> _What is asked_
Only the lines from the line containing "Rebuild this chart" through the line containing "ax = fig.add_axes([914" should be reproduced, please, with no pictures.

━━ Available records

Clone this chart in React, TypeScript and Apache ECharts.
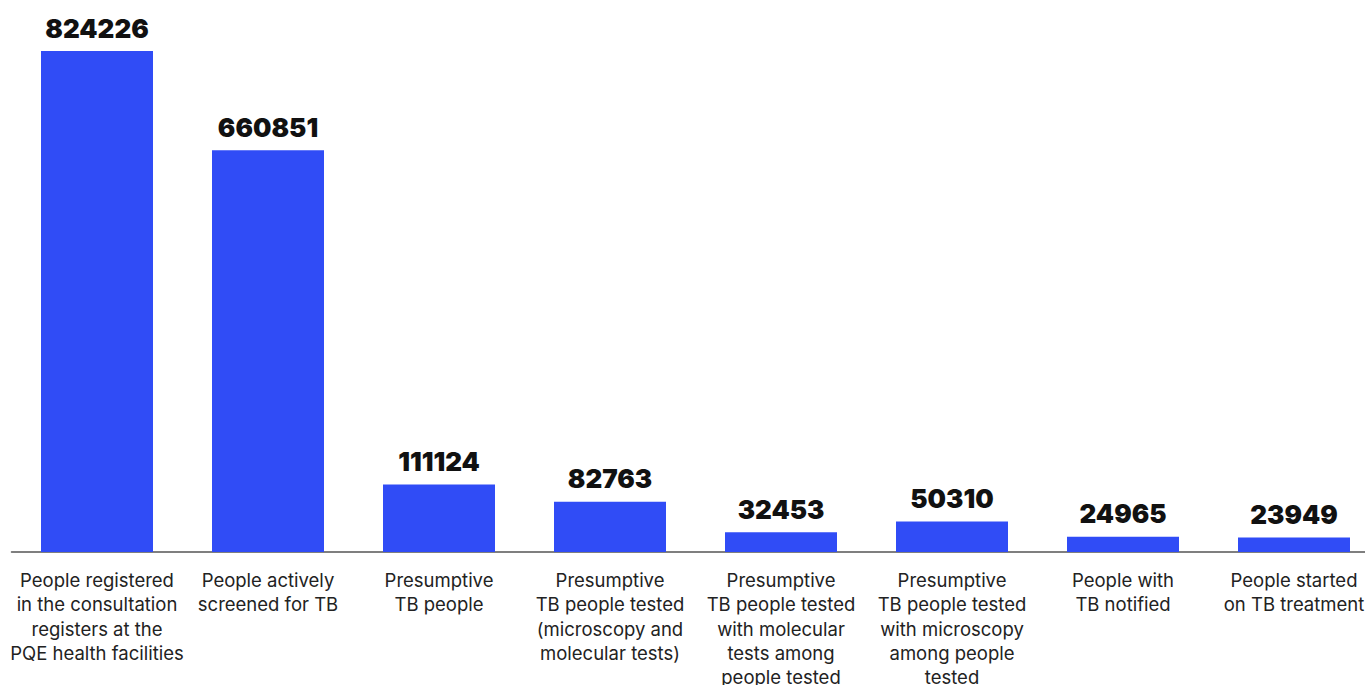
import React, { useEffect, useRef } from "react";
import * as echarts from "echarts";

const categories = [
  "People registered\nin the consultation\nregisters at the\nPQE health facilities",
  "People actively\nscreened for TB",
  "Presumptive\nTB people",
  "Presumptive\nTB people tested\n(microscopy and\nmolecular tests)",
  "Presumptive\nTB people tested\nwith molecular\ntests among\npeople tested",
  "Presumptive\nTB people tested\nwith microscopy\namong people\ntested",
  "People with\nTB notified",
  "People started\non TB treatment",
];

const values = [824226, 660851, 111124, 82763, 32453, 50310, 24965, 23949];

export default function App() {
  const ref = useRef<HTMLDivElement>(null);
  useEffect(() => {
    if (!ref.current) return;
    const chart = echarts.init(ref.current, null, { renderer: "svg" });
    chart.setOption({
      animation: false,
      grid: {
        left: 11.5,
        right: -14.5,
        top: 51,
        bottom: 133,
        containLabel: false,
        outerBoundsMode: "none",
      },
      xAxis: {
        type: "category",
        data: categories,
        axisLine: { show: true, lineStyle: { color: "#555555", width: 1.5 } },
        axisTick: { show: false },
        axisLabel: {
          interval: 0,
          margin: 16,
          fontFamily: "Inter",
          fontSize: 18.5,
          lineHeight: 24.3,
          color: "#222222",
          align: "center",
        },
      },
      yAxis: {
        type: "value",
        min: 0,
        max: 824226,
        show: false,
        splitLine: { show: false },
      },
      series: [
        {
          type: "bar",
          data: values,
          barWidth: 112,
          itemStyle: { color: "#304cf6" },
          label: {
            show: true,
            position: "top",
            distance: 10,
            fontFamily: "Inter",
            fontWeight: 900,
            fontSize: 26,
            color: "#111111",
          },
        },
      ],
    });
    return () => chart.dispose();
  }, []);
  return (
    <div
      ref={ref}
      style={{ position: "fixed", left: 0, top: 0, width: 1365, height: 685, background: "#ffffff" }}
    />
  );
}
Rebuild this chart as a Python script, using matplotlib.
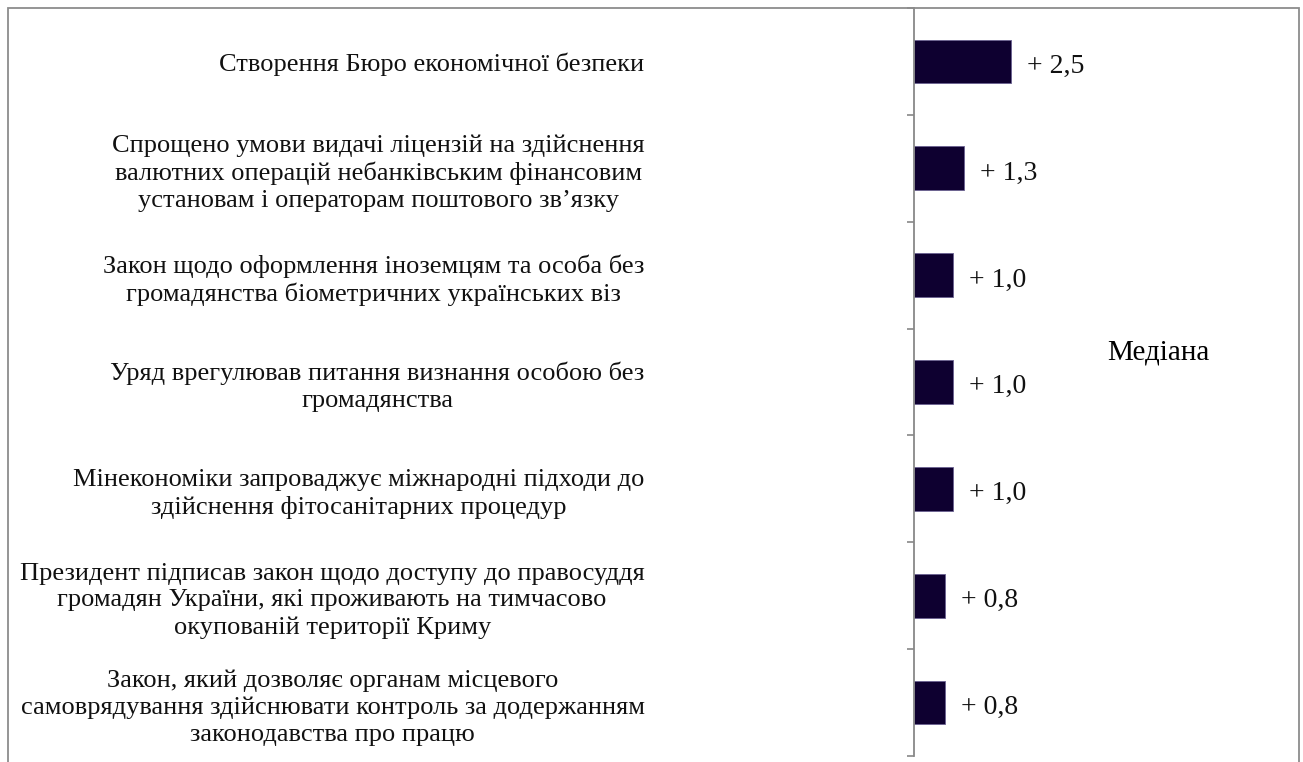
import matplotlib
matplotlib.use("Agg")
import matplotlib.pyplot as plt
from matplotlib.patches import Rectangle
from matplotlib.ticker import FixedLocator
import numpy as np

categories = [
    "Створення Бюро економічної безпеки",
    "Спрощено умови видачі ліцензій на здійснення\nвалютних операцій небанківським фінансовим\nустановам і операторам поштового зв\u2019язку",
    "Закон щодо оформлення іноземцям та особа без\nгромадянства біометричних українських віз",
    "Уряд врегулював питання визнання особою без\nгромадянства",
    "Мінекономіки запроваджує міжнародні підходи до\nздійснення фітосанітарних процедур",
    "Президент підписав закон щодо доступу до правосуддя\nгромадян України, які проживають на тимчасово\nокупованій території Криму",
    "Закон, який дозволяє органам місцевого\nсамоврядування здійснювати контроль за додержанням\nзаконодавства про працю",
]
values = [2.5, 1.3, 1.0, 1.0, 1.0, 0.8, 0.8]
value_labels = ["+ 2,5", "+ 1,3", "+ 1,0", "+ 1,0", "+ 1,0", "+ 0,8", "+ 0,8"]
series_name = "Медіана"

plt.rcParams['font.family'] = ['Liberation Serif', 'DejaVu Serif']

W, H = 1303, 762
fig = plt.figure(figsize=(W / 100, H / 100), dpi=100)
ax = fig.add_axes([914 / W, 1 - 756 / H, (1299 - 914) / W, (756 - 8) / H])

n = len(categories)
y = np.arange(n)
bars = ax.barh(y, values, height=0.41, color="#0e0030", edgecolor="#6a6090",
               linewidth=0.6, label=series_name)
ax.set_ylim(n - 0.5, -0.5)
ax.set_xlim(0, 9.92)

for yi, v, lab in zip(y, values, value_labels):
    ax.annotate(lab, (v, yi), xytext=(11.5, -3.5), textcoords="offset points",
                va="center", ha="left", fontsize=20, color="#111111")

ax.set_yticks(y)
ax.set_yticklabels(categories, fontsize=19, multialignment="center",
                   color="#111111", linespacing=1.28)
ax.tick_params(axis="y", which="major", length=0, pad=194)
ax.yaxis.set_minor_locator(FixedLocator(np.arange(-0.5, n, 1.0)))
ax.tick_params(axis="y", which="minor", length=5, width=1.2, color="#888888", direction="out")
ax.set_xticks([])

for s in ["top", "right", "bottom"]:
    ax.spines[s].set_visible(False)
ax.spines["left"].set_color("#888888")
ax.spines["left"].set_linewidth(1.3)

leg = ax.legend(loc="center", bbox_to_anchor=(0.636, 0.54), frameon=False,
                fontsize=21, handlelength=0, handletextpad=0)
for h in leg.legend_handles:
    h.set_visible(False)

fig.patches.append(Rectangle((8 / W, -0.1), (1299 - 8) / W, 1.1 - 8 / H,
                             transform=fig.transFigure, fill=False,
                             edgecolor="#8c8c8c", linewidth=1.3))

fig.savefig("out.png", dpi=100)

━━━━

> _The completed task_
Rebuild this chart as a Python script, using matplotlib.
import matplotlib
matplotlib.use("Agg")
import matplotlib.pyplot as plt
from matplotlib.patches import Rectangle
from matplotlib.ticker import FixedLocator
import numpy as np

categories = [
    "Створення Бюро економічної безпеки",
    "Спрощено умови видачі ліцензій на здійснення\nвалютних операцій небанківським фінансовим\nустановам і операторам поштового зв\u2019язку",
    "Закон щодо оформлення іноземцям та особа без\nгромадянства біометричних українських віз",
    "Уряд врегулював питання визнання особою без\nгромадянства",
    "Мінекономіки запроваджує міжнародні підходи до\nздійснення фітосанітарних процедур",
    "Президент підписав закон щодо доступу до правосуддя\nгромадян України, які проживають на тимчасово\nокупованій території Криму",
    "Закон, який дозволяє органам місцевого\nсамоврядування здійснювати контроль за додержанням\nзаконодавства про працю",
]
values = [2.5, 1.3, 1.0, 1.0, 1.0, 0.8, 0.8]
value_labels = ["+ 2,5", "+ 1,3", "+ 1,0", "+ 1,0", "+ 1,0", "+ 0,8", "+ 0,8"]
series_name = "Медіана"

plt.rcParams['font.family'] = ['Liberation Serif', 'DejaVu Serif']

W, H = 1303, 762
fig = plt.figure(figsize=(W / 100, H / 100), dpi=100)
ax = fig.add_axes([914 / W, 1 - 756 / H, (1299 - 914) / W, (756 - 8) / H])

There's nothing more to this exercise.